With the calling of the General Election, politics in Northern Ireland are on pause.
While the Prime Minister probably didn’t dwell too long on the Northern Ireland talks process before her decision to call a snap election on 8 June, this development may yet provide the time and space for the parties to reach agreement and see government restored at Stormont by the end of June.
The Northern Ireland Executive has not functioned properly since the resignation of the former deputy First Minister, Martin McGuinness back in January and following March’s Assembly election the local administration has not functioned at all.
Having already crashed through two deadlines since the Assembly election on 2 March it would have taken an eternal optimist to have assumed that just a few more weeks would have seen a deal done after Easter.
However, in one of its last measures before Parliament was prorogued, a Bill was passed to extend the time to form a new government until 29 June.

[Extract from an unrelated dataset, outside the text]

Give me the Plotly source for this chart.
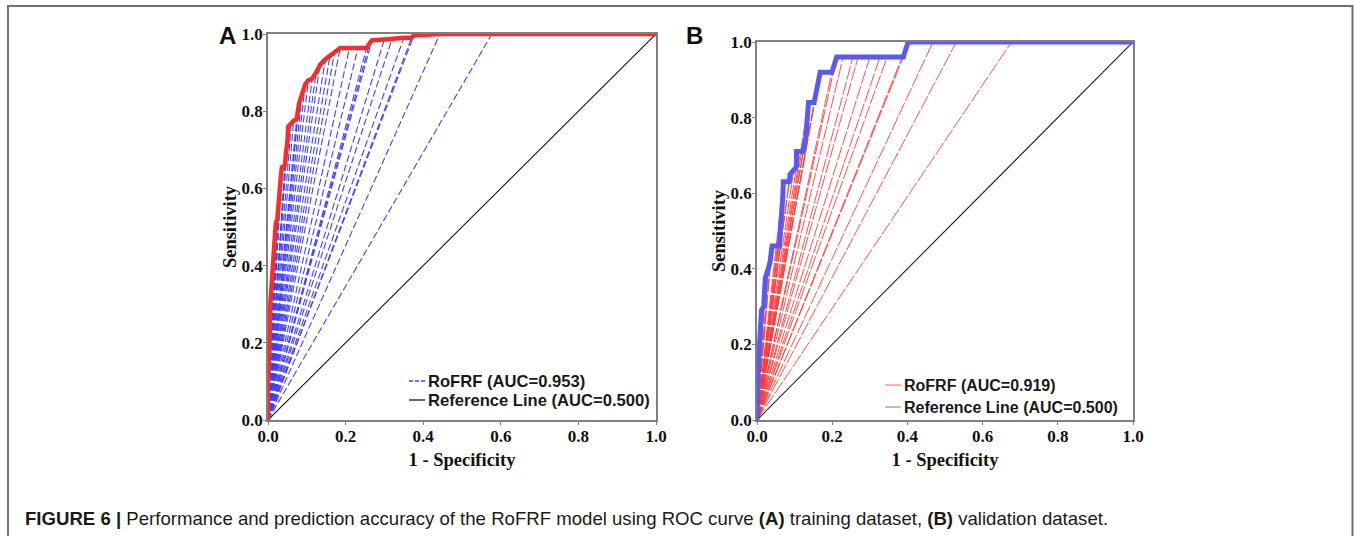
import plotly.graph_objects as go

# ---------------- data ----------------
# Panel A (training): ROC vertices
a_fpr = [0, 0, 0, 0.003, 0.003, 0.005, 0.006, 0.008, 0.010, 0.012, 0.014, 0.016, 0.018,
         0.020, 0.024, 0.026, 0.028, 0.030, 0.034, 0.036, 0.044, 0.046, 0.050, 0.052,
         0.060, 0.066, 0.074, 0.078, 0.080, 0.088, 0.096, 0.104, 0.114, 0.124, 0.134,
         0.148, 0.160, 0.172, 0.186, 0.210, 0.232, 0.254, 0.262, 0.268, 0.300, 0.320,
         0.350, 0.370, 0.376, 0.443, 1.0]
a_tpr = [0, 0.05, 0.10, 0.15, 0.20, 0.25, 0.30, 0.33, 0.36, 0.40, 0.43, 0.46, 0.49,
         0.51, 0.52, 0.55, 0.59, 0.62, 0.64, 0.655, 0.66, 0.69, 0.72, 0.76,
         0.77, 0.775, 0.78, 0.80, 0.82, 0.845, 0.87, 0.88, 0.885, 0.90, 0.92,
         0.935, 0.945, 0.955, 0.964, 0.964, 0.964, 0.964, 0.976, 0.984, 0.986, 0.988,
         0.99, 0.99, 0.997, 1.0, 1.0]
a_extra_fpr = [0.577]
a_extra_tpr = [1.0]

# Panel B (validation): ROC vertices
b_fpr = [0, 0, 0.002, 0.003, 0.005, 0.008, 0.010, 0.012, 0.018, 0.020, 0.022, 0.030,
         0.035, 0.040, 0.060, 0.062, 0.066, 0.068, 0.070, 0.086, 0.088, 0.105, 0.105,
         0.123, 0.130, 0.134, 0.137, 0.152, 0.160, 0.168, 0.199, 0.212, 0.389, 0.402, 1.0]
b_tpr = [0, 0.04, 0.08, 0.125, 0.17, 0.21, 0.25, 0.29, 0.30, 0.33, 0.375, 0.40,
         0.42, 0.46, 0.46, 0.50, 0.54, 0.58, 0.63, 0.63, 0.65, 0.67, 0.71,
         0.71, 0.75, 0.80, 0.84, 0.84, 0.88, 0.92, 0.92, 0.96, 0.96, 1.0, 1.0]
b_extra_fpr = [0.229, 0.255, 0.269, 0.300, 0.327, 0.346, 0.468, 0.530, 0.677]
b_extra_tpr = [0.96, 0.96, 0.96, 0.96, 0.96, 0.96, 1.0, 1.0, 1.0]

ref_x = [0, 1]
ref_y = [0, 1]

tick_vals = [0.0, 0.2, 0.4, 0.6, 0.8, 1.0]
tick_text = ["0.0", "0.2", "0.4", "0.6", "0.8", "1.0"]

legend_a = ["RoFRF (AUC=0.953)", "Reference Line (AUC=0.500)"]
legend_b = ["RoFRF (AUC=0.919)", "Reference Line (AUC=0.500)"]

caption = ("<b>FIGURE 6 |</b> Performance and prediction accuracy of the RoFRF model using ROC curve "
           "<b>(A)</b> training dataset, <b>(B)</b> validation dataset.")

# ---------------- helpers ----------------
W, H = 1354, 536


def px(x):
    return x / W


def py(y):
    return 1 - y / H


def fan(xs, ys):
    fx, fy = [], []
    for x, y in zip(xs, ys):
        if (x, y) in [(0, 0), (1.0, 1.0)]:
            continue
        fx += [0, x, None]
        fy += [0, y, None]
    return fx, fy


fig = go.Figure()

# Panel A
fa_x, fa_y = fan(a_fpr + a_extra_fpr, a_tpr + a_extra_tpr)
fig.add_trace(go.Scatter(x=fa_x, y=fa_y, mode="lines", xaxis="x", yaxis="y",
                         line=dict(color="#3f3fff", width=1.1, dash="7px,3px"),
                         showlegend=False, hoverinfo="skip"))
fig.add_trace(go.Scatter(x=ref_x, y=ref_y, mode="lines", xaxis="x", yaxis="y",
                         line=dict(color="#111111", width=1.1), showlegend=False))
fig.add_trace(go.Scatter(x=a_fpr, y=a_tpr, mode="lines", xaxis="x", yaxis="y",
                         line=dict(color="#ff2a2a", width=4.5, shape="linear"),
                         cliponaxis=False, showlegend=False))

# Panel B
fb_x, fb_y = fan(b_fpr + b_extra_fpr, b_tpr + b_extra_tpr)
fig.add_trace(go.Scatter(x=fb_x, y=fb_y, mode="lines", xaxis="x2", yaxis="y2",
                         line=dict(color="#ff3a3a", width=0.9, dash="14px,2px"),
                         showlegend=False, hoverinfo="skip"))
fig.add_trace(go.Scatter(x=ref_x, y=ref_y, mode="lines", xaxis="x2", yaxis="y2",
                         line=dict(color="#222222", width=1.1), showlegend=False))
fig.add_trace(go.Scatter(x=b_fpr, y=b_tpr, mode="lines", xaxis="x2", yaxis="y2",
                         line=dict(color="#5a5af2", width=5),
                         cliponaxis=False, showlegend=False))

axis_common = dict(range=[0, 1], tickvals=tick_vals, ticktext=tick_text,
                   showline=True, mirror=True, linecolor="#808080", linewidth=1.5,
                   ticks="outside", ticklen=3, tickcolor="#808080", showgrid=False,
                   zeroline=False, fixedrange=True, automargin=False,
                   ticklabelstandoff=-3,
                   tickfont=dict(family="Liberation Serif", size=17, color="#111111",
                                 weight="bold"))
title_font = dict(family="Liberation Serif", size=18.5, color="#111111", weight="bold")

fig.update_layout(
    width=W, height=H,
    margin=dict(l=0, r=0, t=0, b=0),
    paper_bgcolor="white", plot_bgcolor="white",
    xaxis=dict(domain=[px(268), px(656)], anchor="y",
               title=dict(text="1 - Specificity", font=title_font, standoff=8), **axis_common),
    yaxis=dict(domain=[py(420), py(34)], anchor="x",
               title=dict(text="Sensitivity", font=title_font, standoff=0), **axis_common),
    xaxis2=dict(domain=[px(757), px(1133)], anchor="y2",
                title=dict(text="1 - Specificity", font=title_font, standoff=8), **axis_common),
    yaxis2=dict(domain=[py(420), py(42)], anchor="x2",
                title=dict(text="Sensitivity", font=title_font, standoff=0), **axis_common),
    showlegend=False,
)

annots = []
shapes = []

# outer frame
shapes.append(dict(type="rect", xref="paper", yref="paper", x0=px(8), x1=px(1352.5),
                   y0=-0.2, y1=py(6), line=dict(color="#707070", width=2)))

# panel letters
for letter, lx in [("A", 227.5), ("B", 694)]:
    annots.append(dict(text="<b>%s</b>" % letter, x=px(lx), y=py(35), xref="paper", yref="paper",
                       xanchor="center", yanchor="middle", showarrow=False,
                       font=dict(family="Liberation Sans", size=24, color="#111")))

# legends (manual)
# A
for i, (txt, col, dash) in enumerate(zip(legend_a, ["#3f3fff", "#111111"], ["4px,2px", "solid"])):
    yy = 381 + i * 19
    shapes.append(dict(type="line", xref="paper", yref="paper", x0=px(409), x1=px(425),
                       y0=py(yy), y1=py(yy), line=dict(color=col, width=1.3, dash=dash)))
    annots.append(dict(text=txt, x=px(426), y=py(yy), xref="paper", yref="paper",
                       xanchor="left", yanchor="middle", showarrow=False,
                       font=dict(family="Liberation Sans", size=16.6, color="#1a1a1a", weight="bold")))
# B
for i, (txt, col) in enumerate(zip(legend_b, ["#ff5a5a", "#808080"])):
    yy = 385 + i * 22
    shapes.append(dict(type="line", xref="paper", yref="paper", x0=px(885), x1=px(901),
                       y0=py(yy), y1=py(yy), line=dict(color=col, width=1)))
    annots.append(dict(text=txt, x=px(902), y=py(yy), xref="paper", yref="paper",
                       xanchor="left", yanchor="middle", showarrow=False,
                       font=dict(family="Liberation Sans", size=16, color="#1a1a1a", weight="bold")))

# caption
annots.append(dict(text=caption, x=px(23), y=py(518), xref="paper", yref="paper",
                   xanchor="left", yanchor="middle", showarrow=False,
                   font=dict(family="Liberation Sans", size=18.6, color="#1a1a1a")))

fig.update_layout(annotations=annots, shapes=shapes)

fig.write_html("out.html", config={"displayModeBar": False},
               post_script="document.body.style.margin='0';")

This time the deadline is likely to hold and the parties will have to decide if they will cut a deal or see powers returned to Westminster.
First though is the small matter of a Westminster election that no one saw coming.
For some it will be a referendum on Brexit just a year after the referendum on Brexit, while for others this will be an opportunity to make the case for the Union with Great Britain and to regain ground lost in March. Elections in Northern Ireland are rarely about differences in economic policy.
One good thing is that resolving the difficult issues around Northern Ireland’s border with Ireland appears to be high up the list of priorities for the UK, Ireland and the EU. For now, the only voice not being heard on how to get the best deal for Northern Ireland is that of a local Executive!
No one is expecting big changes in Northern Ireland’s representation in the House of Commons after June 8, but a few seats here or there could make a huge difference to the mood music.
All eyes will be on the key battles within nationalism in South Down and Foyle where the SDLP are hoping to hold on, the unionist/nationalist battlegrounds of Belfast North and Fermanagh and South Tyrone, as well as the other marginals of Belfast South, Belfast East and South Antrim.
Last time round the UUP and SDLP, the smaller parties within each community, declined to take up their places in the Executive. The results in June may go a long way to determining whether they would re-enter any new Executive.
The election may not have a big impact of the formation of the next government at Westminster but could make a real difference as to whether there will be an Executive up and running at Stormont anytime soon.
Not for the first time in recent times, Northern Ireland’s political process is in crisis. The difference now is that it does not threaten the peace and the economic progress that has been made.
The election results and the three weeks after polling day will determine whether the local parties are back in charge or Mrs May will get to call the shots, not just on Brexit but on everything else in Northern Ireland as well. We won’t have long to wait.